TASK DIRECTIONS:
Return all the data below as it stands, minus the pictures.

RECORDED DATA:

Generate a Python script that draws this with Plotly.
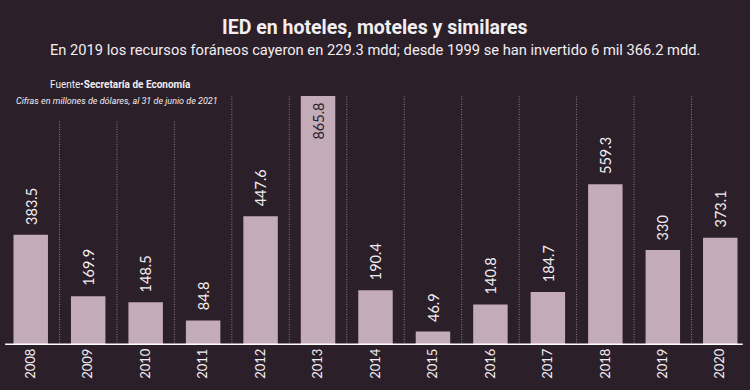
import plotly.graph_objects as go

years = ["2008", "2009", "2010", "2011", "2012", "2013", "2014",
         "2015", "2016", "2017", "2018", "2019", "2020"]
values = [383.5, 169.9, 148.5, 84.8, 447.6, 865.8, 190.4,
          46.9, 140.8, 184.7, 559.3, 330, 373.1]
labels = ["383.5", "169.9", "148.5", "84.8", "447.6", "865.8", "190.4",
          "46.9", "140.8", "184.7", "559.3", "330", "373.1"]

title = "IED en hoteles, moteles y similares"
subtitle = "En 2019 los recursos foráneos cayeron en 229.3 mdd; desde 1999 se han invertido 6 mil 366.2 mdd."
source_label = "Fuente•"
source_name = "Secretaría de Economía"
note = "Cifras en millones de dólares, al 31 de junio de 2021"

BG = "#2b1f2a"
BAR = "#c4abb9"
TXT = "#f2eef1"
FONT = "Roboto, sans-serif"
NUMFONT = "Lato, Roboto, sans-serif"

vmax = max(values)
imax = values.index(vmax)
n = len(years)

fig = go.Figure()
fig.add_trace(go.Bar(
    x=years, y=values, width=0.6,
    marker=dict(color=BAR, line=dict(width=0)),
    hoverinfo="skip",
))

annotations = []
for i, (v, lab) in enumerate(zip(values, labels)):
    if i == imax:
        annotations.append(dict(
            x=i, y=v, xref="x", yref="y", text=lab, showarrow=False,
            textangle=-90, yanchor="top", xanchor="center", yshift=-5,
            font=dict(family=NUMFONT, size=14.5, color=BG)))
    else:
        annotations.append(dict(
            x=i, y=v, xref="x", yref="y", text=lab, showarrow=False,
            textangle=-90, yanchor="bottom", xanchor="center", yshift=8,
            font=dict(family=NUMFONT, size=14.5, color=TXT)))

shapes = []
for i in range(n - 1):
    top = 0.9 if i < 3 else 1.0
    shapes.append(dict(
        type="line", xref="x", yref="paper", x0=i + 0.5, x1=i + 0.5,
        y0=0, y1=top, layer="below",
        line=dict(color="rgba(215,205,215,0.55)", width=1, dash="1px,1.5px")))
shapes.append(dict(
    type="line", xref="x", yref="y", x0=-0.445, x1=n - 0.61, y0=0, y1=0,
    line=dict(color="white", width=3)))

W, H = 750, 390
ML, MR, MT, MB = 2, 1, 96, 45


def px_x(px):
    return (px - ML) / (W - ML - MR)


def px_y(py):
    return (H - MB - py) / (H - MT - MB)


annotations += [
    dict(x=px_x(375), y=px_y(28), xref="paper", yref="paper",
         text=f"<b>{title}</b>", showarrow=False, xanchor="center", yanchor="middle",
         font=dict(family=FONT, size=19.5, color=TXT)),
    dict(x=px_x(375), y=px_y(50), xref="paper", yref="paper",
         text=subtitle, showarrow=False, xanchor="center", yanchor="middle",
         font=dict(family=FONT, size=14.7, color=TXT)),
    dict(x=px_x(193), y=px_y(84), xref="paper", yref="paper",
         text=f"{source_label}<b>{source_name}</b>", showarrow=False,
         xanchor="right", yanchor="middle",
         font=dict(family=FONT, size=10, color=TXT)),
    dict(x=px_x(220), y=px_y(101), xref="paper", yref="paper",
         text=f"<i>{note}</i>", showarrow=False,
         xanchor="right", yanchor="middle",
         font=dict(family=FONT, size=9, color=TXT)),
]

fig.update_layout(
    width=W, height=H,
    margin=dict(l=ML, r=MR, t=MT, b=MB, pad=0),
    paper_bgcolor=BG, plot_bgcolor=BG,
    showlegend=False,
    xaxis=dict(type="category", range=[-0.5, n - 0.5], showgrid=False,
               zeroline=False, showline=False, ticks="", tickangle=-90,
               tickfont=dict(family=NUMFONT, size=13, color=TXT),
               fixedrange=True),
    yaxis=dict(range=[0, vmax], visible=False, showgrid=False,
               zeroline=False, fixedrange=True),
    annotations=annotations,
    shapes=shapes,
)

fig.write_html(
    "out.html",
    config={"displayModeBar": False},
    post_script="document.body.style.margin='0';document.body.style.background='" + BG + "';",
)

ANSWER TO THE EXERCISE:
Generate a Python script that draws this with Plotly.
import plotly.graph_objects as go

years = ["2008", "2009", "2010", "2011", "2012", "2013", "2014",
         "2015", "2016", "2017", "2018", "2019", "2020"]
values = [383.5, 169.9, 148.5, 84.8, 447.6, 865.8, 190.4,
          46.9, 140.8, 184.7, 559.3, 330, 373.1]
labels = ["383.5", "169.9", "148.5", "84.8", "447.6", "865.8", "190.4",
          "46.9", "140.8", "184.7", "559.3", "330", "373.1"]

title = "IED en hoteles, moteles y similares"
subtitle = "En 2019 los recursos foráneos cayeron en 229.3 mdd; desde 1999 se han invertido 6 mil 366.2 mdd."
source_label = "Fuente•"
source_name = "Secretaría de Economía"
note = "Cifras en millones de dólares, al 31 de junio de 2021"

BG = "#2b1f2a"
BAR = "#c4abb9"
TXT = "#f2eef1"
FONT = "Roboto, sans-serif"
NUMFONT = "Lato, Roboto, sans-serif"

vmax = max(values)
imax = values.index(vmax)
n = len(years)

fig = go.Figure()
fig.add_trace(go.Bar(
    x=years, y=values, width=0.6,
    marker=dict(color=BAR, line=dict(width=0)),
    hoverinfo="skip",
))

annotations = []
for i, (v, lab) in enumerate(zip(values, labels)):
    if i == imax:
        annotations.append(dict(
            x=i, y=v, xref="x", yref="y", text=lab, showarrow=False,
            textangle=-90, yanchor="top", xanchor="center", yshift=-5,
            font=dict(family=NUMFONT, size=14.5, color=BG)))
    else:
        annotations.append(dict(
            x=i, y=v, xref="x", yref="y", text=lab, showarrow=False,
            textangle=-90, yanchor="bottom", xanchor="center", yshift=8,
            font=dict(family=NUMFONT, size=14.5, color=TXT)))

shapes = []
for i in range(n - 1):
    top = 0.9 if i < 3 else 1.0
    shapes.append(dict(
        type="line", xref="x", yref="paper", x0=i + 0.5, x1=i + 0.5,
        y0=0, y1=top, layer="below",
        line=dict(color="rgba(215,205,215,0.55)", width=1, dash="1px,1.5px")))
shapes.append(dict(
    type="line", xref="x", yref="y", x0=-0.445, x1=n - 0.61, y0=0, y1=0,
    line=dict(color="white", width=3)))

W, H = 750, 390
ML, MR, MT, MB = 2, 1, 96, 45


def px_x(px):
    return (px - ML) / (W - ML - MR)


def px_y(py):
    return (H - MB - py) / (H - MT - MB)


annotations += [
    dict(x=px_x(375), y=px_y(28), xref="paper", yref="paper",
         text=f"<b>{title}</b>", showarrow=False, xanchor="center", yanchor="middle",
         font=dict(family=FONT, size=19.5, color=TXT)),
    dict(x=px_x(375), y=px_y(50), xref="paper", yref="paper",
         text=subtitle, showarrow=False, xanchor="center", yanchor="middle",
         font=dict(family=FONT, size=14.7, color=TXT)),
    dict(x=px_x(193), y=px_y(84), xref="paper", yref="paper",
         text=f"{source_label}<b>{source_name}</b>", showarrow=False,
         xanchor="right", yanchor="middle",
         font=dict(family=FONT, size=10, color=TXT)),
    dict(x=px_x(220), y=px_y(101), xref="paper", yref="paper",
         text=f"<i>{note}</i>", showarrow=False,
         xanchor="right", yanchor="middle",
         font=dict(family=FONT, size=9, color=TXT)),
]

fig.update_layout(
    width=W, height=H,
    margin=dict(l=ML, r=MR, t=MT, b=MB, pad=0),
    paper_bgcolor=BG, plot_bgcolor=BG,
    showlegend=False,
    xaxis=dict(type="category", range=[-0.5, n - 0.5], showgrid=False,
               zeroline=False, showline=False, ticks="", tickangle=-90,
               tickfont=dict(family=NUMFONT, size=13, color=TXT),
               fixedrange=True),
    yaxis=dict(range=[0, vmax], visible=False, showgrid=False,
               zeroline=False, fixedrange=True),
    annotations=annotations,
    shapes=shapes,
)

fig.write_html(
    "out.html",
    config={"displayModeBar": False},
    post_script="document.body.style.margin='0';document.body.style.background='" + BG + "';",
)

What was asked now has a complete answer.